◆ **Your objective**
Repeat, exactly and only, the lines from the beginning of the data through the line with "import pandas as pd". Pictures are left out.

◆ **Extracted entries**
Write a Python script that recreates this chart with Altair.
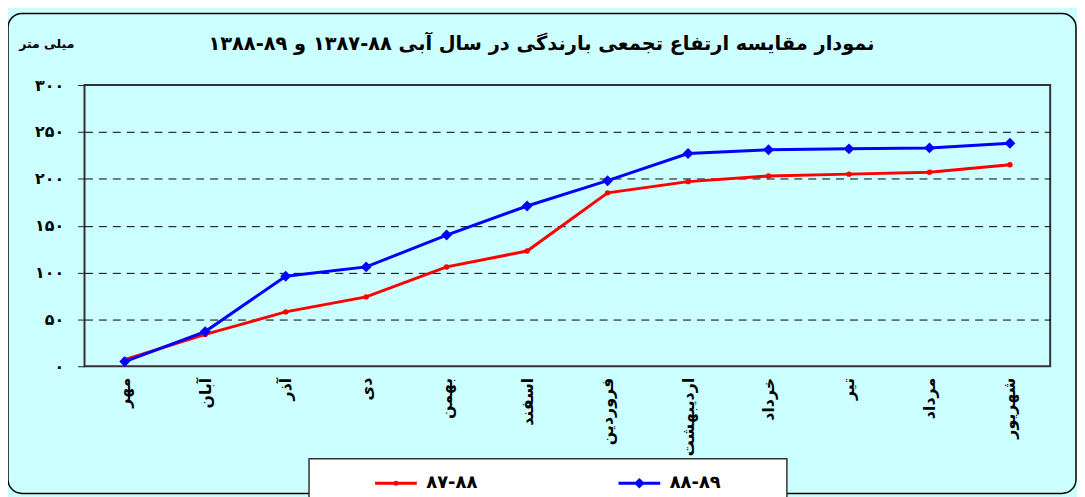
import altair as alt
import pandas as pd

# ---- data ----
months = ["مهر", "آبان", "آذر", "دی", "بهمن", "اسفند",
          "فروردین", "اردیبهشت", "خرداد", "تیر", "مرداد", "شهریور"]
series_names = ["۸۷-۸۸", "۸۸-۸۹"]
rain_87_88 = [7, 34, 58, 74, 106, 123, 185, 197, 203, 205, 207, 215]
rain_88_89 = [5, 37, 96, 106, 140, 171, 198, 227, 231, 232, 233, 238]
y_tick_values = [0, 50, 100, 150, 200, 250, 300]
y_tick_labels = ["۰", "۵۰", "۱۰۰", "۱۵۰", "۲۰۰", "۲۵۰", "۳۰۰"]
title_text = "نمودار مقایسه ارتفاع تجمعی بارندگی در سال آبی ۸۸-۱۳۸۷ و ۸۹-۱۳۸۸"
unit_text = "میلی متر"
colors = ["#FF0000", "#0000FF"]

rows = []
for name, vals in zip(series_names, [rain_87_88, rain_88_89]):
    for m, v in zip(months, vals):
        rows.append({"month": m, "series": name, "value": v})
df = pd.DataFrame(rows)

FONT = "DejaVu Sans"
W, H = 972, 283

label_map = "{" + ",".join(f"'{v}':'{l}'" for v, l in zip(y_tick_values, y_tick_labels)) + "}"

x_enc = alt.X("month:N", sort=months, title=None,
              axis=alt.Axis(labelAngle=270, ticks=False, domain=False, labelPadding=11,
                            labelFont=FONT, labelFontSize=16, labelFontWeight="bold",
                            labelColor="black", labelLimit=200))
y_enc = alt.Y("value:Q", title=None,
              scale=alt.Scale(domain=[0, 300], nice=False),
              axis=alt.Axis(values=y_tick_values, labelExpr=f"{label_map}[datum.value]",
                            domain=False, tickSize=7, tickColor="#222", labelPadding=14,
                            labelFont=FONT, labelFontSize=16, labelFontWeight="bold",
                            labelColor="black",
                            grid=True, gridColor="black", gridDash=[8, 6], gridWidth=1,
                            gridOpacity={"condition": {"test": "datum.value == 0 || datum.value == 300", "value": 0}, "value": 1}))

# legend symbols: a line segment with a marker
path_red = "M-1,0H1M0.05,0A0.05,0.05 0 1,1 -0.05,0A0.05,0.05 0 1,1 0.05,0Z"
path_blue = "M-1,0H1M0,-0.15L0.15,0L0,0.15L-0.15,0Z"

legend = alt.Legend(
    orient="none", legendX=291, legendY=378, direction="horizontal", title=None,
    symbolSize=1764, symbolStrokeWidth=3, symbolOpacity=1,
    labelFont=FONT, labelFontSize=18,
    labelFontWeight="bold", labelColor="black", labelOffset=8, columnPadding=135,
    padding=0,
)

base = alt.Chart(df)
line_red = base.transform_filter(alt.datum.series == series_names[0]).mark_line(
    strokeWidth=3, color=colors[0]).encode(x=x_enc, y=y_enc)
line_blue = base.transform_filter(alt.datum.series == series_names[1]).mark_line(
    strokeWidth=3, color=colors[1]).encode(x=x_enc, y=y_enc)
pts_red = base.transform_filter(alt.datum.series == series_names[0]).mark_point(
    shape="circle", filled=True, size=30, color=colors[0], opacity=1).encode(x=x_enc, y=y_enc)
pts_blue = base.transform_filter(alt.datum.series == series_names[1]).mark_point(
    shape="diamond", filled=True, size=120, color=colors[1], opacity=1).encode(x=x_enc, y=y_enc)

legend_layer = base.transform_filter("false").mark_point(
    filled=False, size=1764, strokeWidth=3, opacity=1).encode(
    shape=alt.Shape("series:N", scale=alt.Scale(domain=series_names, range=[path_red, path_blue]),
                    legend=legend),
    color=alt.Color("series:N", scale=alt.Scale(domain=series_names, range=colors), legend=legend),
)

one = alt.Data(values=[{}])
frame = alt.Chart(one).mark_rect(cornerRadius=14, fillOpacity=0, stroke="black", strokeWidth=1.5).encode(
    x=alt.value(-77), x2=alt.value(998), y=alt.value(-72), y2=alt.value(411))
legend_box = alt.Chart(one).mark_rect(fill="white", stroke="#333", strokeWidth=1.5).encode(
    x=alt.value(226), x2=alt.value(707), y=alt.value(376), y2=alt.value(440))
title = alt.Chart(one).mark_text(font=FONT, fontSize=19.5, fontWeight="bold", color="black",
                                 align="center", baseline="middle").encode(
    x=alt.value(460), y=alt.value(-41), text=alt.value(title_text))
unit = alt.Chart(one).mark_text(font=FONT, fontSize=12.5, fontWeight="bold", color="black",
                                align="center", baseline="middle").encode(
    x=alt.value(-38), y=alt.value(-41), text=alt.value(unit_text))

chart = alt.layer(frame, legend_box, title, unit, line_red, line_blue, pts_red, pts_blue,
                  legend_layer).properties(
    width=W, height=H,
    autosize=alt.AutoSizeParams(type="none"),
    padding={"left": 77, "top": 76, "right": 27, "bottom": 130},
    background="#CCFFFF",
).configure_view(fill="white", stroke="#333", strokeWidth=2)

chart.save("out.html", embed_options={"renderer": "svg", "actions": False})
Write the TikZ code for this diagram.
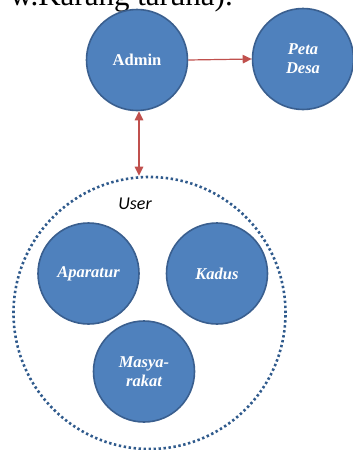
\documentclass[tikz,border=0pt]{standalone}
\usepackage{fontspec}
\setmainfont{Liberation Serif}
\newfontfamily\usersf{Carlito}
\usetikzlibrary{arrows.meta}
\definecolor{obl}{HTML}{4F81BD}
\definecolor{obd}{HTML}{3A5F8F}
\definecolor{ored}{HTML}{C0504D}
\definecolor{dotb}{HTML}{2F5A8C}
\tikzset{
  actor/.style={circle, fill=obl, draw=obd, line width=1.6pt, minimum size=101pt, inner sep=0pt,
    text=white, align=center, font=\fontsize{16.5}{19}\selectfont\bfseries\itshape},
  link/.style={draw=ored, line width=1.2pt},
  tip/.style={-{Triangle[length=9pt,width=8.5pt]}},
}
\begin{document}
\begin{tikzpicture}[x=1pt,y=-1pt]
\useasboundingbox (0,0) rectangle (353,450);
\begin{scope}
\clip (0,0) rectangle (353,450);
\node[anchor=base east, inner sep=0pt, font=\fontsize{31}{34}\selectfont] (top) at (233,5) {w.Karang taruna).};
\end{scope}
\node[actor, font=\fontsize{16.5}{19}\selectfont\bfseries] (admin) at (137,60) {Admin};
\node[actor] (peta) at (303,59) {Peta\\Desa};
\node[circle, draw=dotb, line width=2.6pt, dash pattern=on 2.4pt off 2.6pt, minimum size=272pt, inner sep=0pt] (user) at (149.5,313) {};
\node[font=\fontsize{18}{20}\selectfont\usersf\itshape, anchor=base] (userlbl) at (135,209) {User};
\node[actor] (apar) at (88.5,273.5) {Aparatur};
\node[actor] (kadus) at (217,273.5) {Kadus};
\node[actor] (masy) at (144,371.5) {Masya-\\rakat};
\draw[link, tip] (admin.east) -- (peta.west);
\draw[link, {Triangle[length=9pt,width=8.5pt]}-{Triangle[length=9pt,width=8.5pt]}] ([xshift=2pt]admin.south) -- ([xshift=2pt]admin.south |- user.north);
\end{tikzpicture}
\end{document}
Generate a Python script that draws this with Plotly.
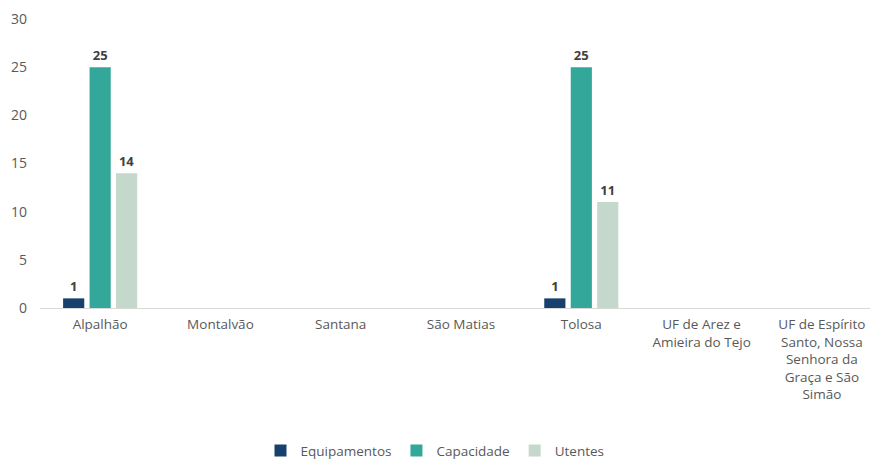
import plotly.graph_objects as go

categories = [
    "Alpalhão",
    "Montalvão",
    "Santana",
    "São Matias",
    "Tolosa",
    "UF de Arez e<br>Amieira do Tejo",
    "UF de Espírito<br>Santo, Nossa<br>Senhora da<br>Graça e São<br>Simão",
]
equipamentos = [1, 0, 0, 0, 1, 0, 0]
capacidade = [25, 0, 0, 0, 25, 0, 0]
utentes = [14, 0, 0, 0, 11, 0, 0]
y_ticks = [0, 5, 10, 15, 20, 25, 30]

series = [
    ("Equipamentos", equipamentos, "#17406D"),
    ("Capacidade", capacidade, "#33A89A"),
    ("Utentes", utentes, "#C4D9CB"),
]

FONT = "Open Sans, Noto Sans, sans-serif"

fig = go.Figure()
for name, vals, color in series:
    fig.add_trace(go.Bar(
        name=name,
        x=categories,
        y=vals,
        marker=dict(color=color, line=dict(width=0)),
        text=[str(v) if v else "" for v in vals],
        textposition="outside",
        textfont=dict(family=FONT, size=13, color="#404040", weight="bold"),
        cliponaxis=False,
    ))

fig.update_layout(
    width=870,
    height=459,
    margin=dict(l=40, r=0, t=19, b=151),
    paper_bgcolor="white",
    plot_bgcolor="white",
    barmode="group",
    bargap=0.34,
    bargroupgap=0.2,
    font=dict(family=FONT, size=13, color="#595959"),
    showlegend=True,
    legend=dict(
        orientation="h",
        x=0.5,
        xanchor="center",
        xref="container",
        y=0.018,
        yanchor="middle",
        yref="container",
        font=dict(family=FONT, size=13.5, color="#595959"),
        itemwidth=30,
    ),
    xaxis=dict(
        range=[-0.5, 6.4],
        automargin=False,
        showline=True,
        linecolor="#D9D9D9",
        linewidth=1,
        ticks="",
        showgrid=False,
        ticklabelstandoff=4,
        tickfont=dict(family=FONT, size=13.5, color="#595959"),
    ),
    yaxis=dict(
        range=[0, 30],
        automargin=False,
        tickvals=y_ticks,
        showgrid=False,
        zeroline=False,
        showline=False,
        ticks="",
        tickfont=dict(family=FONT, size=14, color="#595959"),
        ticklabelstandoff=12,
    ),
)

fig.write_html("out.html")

◆ **Worked answer**
Write a Python script that recreates this chart with Altair.
import altair as alt
import pandas as pd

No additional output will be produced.